Après ce témoignage marqué par les larmes de Reiser, "des larmes de crocodile" pour la famille, l'accusé répond aux questions du président. Sa version des faits ne change pas par rapport à ses précédentes dépositions. Reiser a réponse à tout.

Pourquoi toutes les personnes qui l'ont contacté pour visiter l'appartement n'ont jamais vu Jean-Marc Reiser une fois en bas de l'immeuble ? "Je n'étais pas très sérieux à cette période-là. A chaque fois, je trouvais une excuse bidon pour ne pas venir."

C'est un malheureux hasard.

Jean-Marc Reiser

Dans ce cas, pourquoi Sophie est-elle la seule à être montée ? "C'est un malheureux hasard. J'étais content de la voir à l'arrêt de bus. Si je m'étais levé plus tard, ça ne serait pas arrivé."

Pourquoi deux voisins affirment avoir vu Sophie Le Tan entrer seule dans l'immeuble, si vous dites que vous êtes montés ensemble ? "Ils n'ont pas vu Sophie Le Tan, et se sont concertés entre eux pour faire concorder leurs témoignages. Vous savez, dans le quartier, il y a pas mal d'Asiatiques…"

Pour Reiser, les experts se trompent

Reiser se dédouane de tout. Et quand on lui met sous les yeux ses incohérences, relevées par des experts, il les met en tort : "Oui bon, on est dans une société d'experts. C'est à la mode..." Le matin, un médecin légiste expliquait qu'il était presque impossible de mourir de coups de poings, comme l'affirmait Reiser.

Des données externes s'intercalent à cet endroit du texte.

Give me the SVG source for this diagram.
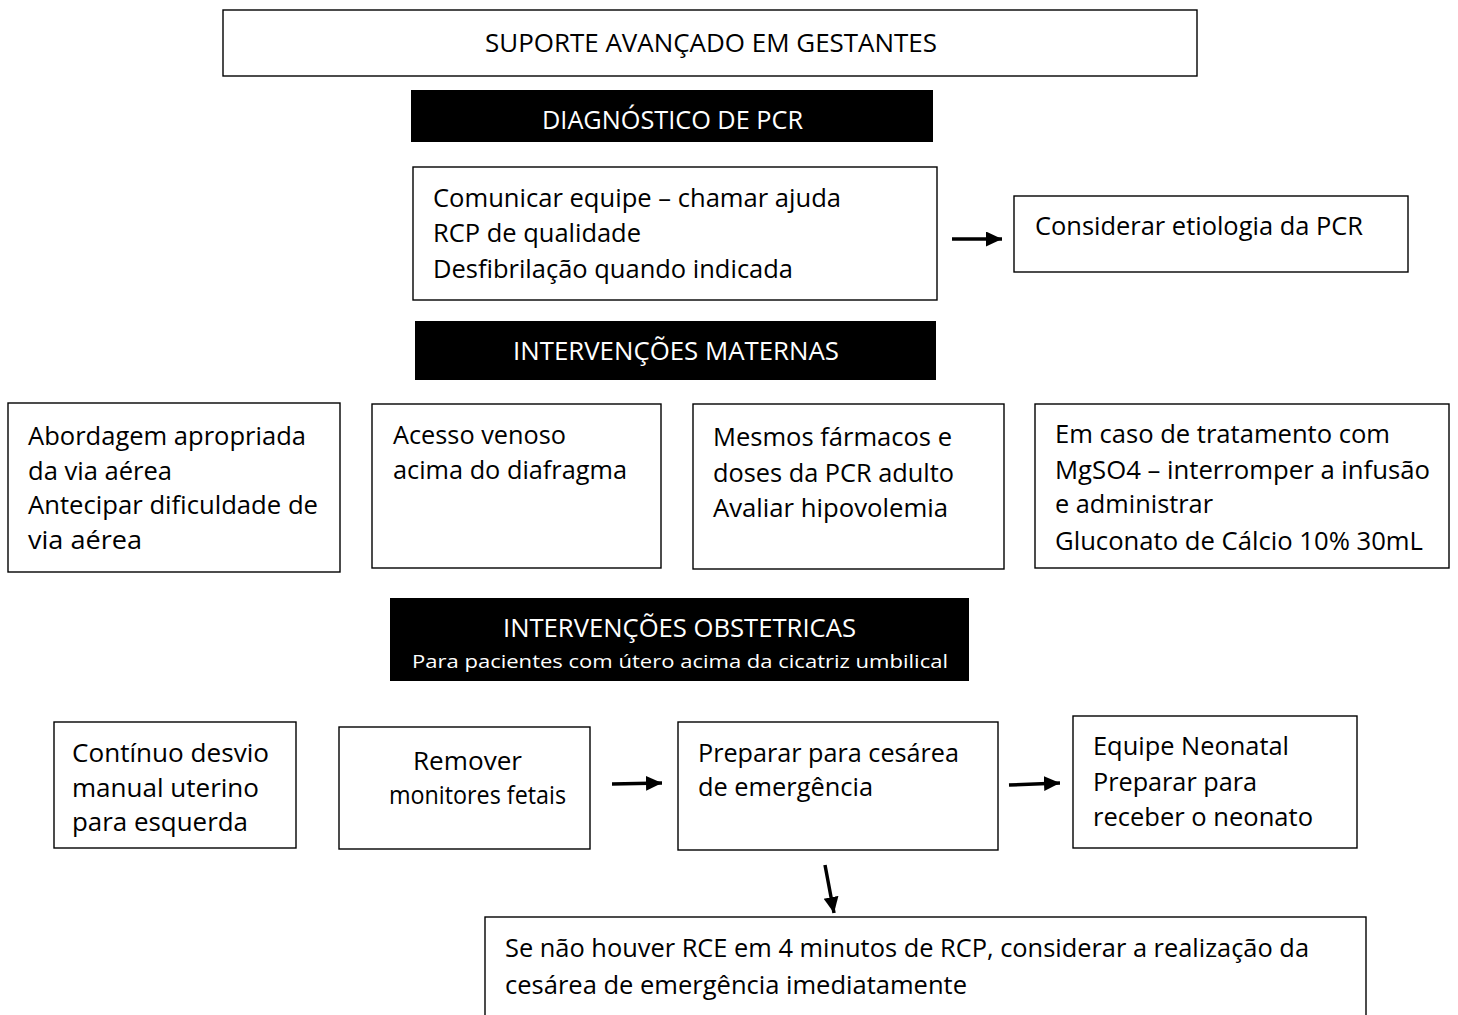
<svg xmlns="http://www.w3.org/2000/svg" width="1458" height="1015" viewBox="0 0 1458 1015">
<defs>
<marker id="ah" markerWidth="18" markerHeight="18" refX="16" refY="7.5" orient="auto" markerUnits="userSpaceOnUse"><path d="M0,0 L16,7.5 L0,15 Z" fill="#000"/></marker>
<style>
.box{fill:#fff;stroke:#000;stroke-width:1.4}
.bar{fill:#000}
text{font-family:"Open Sans","Liberation Sans",sans-serif;font-size:25.5px;fill:#000}
.w{fill:#fff}
.s{font-size:18px}
.arr{stroke:#000;stroke-width:3.5;fill:none;marker-end:url(#ah)}
</style>
</defs>
<rect width="1458" height="1015" fill="#fff"/>
<g id="title"><rect class="box" x="223" y="10" width="974" height="66"/><text x="485" y="52" textLength="452" lengthAdjust="spacingAndGlyphs">SUPORTE AVANÇADO EM GESTANTES</text></g>
<g id="diag"><rect class="bar" x="411" y="90" width="522" height="52"/><text class="w" x="542" y="129" textLength="261" lengthAdjust="spacingAndGlyphs">DIAGNÓSTICO DE PCR</text></g>
<g id="comunicar"><rect class="box" x="413" y="167" width="524" height="133"/>
<text x="433" y="207" textLength="408" lengthAdjust="spacingAndGlyphs">Comunicar equipe – chamar ajuda</text>
<text x="433" y="242" textLength="208" lengthAdjust="spacingAndGlyphs">RCP de qualidade</text>
<text x="433" y="278" textLength="360" lengthAdjust="spacingAndGlyphs">Desfibrilação quando indicada</text></g>
<g id="etiologia"><rect class="box" x="1014" y="196" width="394" height="76"/><text x="1035" y="235" textLength="328" lengthAdjust="spacingAndGlyphs">Considerar etiologia da PCR</text></g>
<g id="maternas"><rect class="bar" x="415" y="321" width="521" height="59"/><text class="w" x="513" y="360" textLength="326" lengthAdjust="spacingAndGlyphs">INTERVENÇÕES MATERNAS</text></g>
<g id="via-aerea"><rect class="box" x="8" y="403" width="332" height="169"/>
<text x="28" y="445" textLength="278" lengthAdjust="spacingAndGlyphs">Abordagem apropriada</text>
<text x="28" y="480" textLength="144" lengthAdjust="spacingAndGlyphs">da via aérea</text>
<text x="28" y="514" textLength="290" lengthAdjust="spacingAndGlyphs">Antecipar dificuldade de</text>
<text x="28" y="549" textLength="114" lengthAdjust="spacingAndGlyphs">via aérea</text></g>
<g id="acesso"><rect class="box" x="372" y="404" width="289" height="164"/>
<text x="393" y="444" textLength="173" lengthAdjust="spacingAndGlyphs">Acesso venoso</text>
<text x="393" y="479" textLength="234" lengthAdjust="spacingAndGlyphs">acima do diafragma</text></g>
<g id="farmacos"><rect class="box" x="693" y="404" width="311" height="165"/>
<text x="713" y="446" textLength="239" lengthAdjust="spacingAndGlyphs">Mesmos fármacos e</text>
<text x="713" y="482" textLength="241" lengthAdjust="spacingAndGlyphs">doses da PCR adulto</text>
<text x="713" y="517" textLength="235" lengthAdjust="spacingAndGlyphs">Avaliar hipovolemia</text></g>
<g id="mgso4"><rect class="box" x="1035" y="404" width="414" height="164"/>
<text x="1055" y="443" textLength="335" lengthAdjust="spacingAndGlyphs">Em caso de tratamento com</text>
<text x="1055" y="479" textLength="375" lengthAdjust="spacingAndGlyphs">MgSO4 – interromper a infusão</text>
<text x="1055" y="513" textLength="158" lengthAdjust="spacingAndGlyphs">e administrar</text>
<text x="1055" y="550" textLength="368" lengthAdjust="spacingAndGlyphs">Gluconato de Cálcio 10% 30mL</text></g>
<g id="obstetricas"><rect class="bar" x="390" y="598" width="579" height="83"/>
<text class="w" x="503" y="637" textLength="353" lengthAdjust="spacingAndGlyphs">INTERVENÇÕES OBSTETRICAS</text>
<text class="w s" x="412" y="668" textLength="536" lengthAdjust="spacingAndGlyphs">Para pacientes com útero acima da cicatriz umbilical</text></g>
<g id="desvio"><rect class="box" x="54" y="722" width="242" height="126"/>
<text x="72" y="762" textLength="197" lengthAdjust="spacingAndGlyphs">Contínuo desvio</text>
<text x="72" y="797" textLength="187" lengthAdjust="spacingAndGlyphs">manual uterino</text>
<text x="72" y="831" textLength="176" lengthAdjust="spacingAndGlyphs">para esquerda</text></g>
<g id="monitores"><rect class="box" x="339" y="727" width="251" height="122"/>
<text x="413" y="770" textLength="109" lengthAdjust="spacingAndGlyphs">Remover</text>
<text x="389" y="804" textLength="177" lengthAdjust="spacingAndGlyphs">monitores fetais</text></g>
<g id="cesarea"><rect class="box" x="678" y="722" width="320" height="128"/>
<text x="698" y="762" textLength="261" lengthAdjust="spacingAndGlyphs">Preparar para cesárea</text>
<text x="698" y="796" textLength="175" lengthAdjust="spacingAndGlyphs">de emergência</text></g>
<g id="neonatal"><rect class="box" x="1073" y="716" width="284" height="132"/>
<text x="1093" y="755" textLength="196" lengthAdjust="spacingAndGlyphs">Equipe Neonatal</text>
<text x="1093" y="791" textLength="164" lengthAdjust="spacingAndGlyphs">Preparar para</text>
<text x="1093" y="826" textLength="220" lengthAdjust="spacingAndGlyphs">receber o neonato</text></g>
<g id="rce"><rect class="box" x="485" y="917" width="881" height="110"/>
<text x="505" y="957" textLength="804" lengthAdjust="spacingAndGlyphs">Se não houver RCE em 4 minutos de RCP, considerar a realização da</text>
<text x="505" y="994" textLength="462" lengthAdjust="spacingAndGlyphs">cesárea de emergência imediatamente</text></g>
<g id="connectors">
<line class="arr" x1="952" y1="239" x2="1002" y2="239"/>
<line class="arr" x1="612" y1="784" x2="662" y2="783"/>
<line class="arr" x1="1009" y1="785" x2="1060" y2="783"/>
<line class="arr" x1="825" y1="865" x2="834" y2="913"/>
</g>
</svg>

En fin d'audience, une scène marque les esprits. Pierre Giuriato, l'un des avocats de Jean-Marc Reiser, évoque la demande de pardon que souhaitait mercredi le père de Sophie Le Tan. Dans son box, l'accusé renifle du nez et se dit "disposé à demander le pardon". Au moment de commencer sa formulation, le père de Sophie lève la main en disant "Non, non non!", lui qui n'avait rien dit depuis le début du procès, immobile et muet sur le banc des parties civiles.

C'est trop tard pour dire pardon.

Laurent Tran Van Mong

Dans la salle des pas perdus, le porte-parole de la famille Le Tan, Laurent Tran Van Mong, explique ce geste : "Peut-être qu'il y a eu des malentendus. C'était de la colère et de la frustration. Il aurait fallu que l'accusé dise pardon lorsque le papa l'a demandé au pupitre, et non maintenant. C'est trop tard. Surtout que ça ne vient pas de M. Reiser, mais de son avocat, qui l'a poussé à le faire."

Les avocats de Jean-Marc Reiser, eux, s'accordent à dire qu'ils n'ont jamais vu leur client pleurer autant : "Ça montre son vrai visage, a réagi Pierre Giuriato. Je ne pense pas qu'on puisse jouer la comédie sur ce genre de choses. Ça nous servira pour montrer que ce n'est pas le monstre qu'on décrit depuis plusieurs années."

Cette première semaine de procès s'achève donc avec les explications de l'accusé. Mais pour Me Welzer, avocat des parties civiles, les parents de Sophie Le Tan ne connaitront jamais la vérité sur ce qui est arrivé à leur fille dans cet appartement, le 7 septembre 2018, jour de son 20e anniversaire.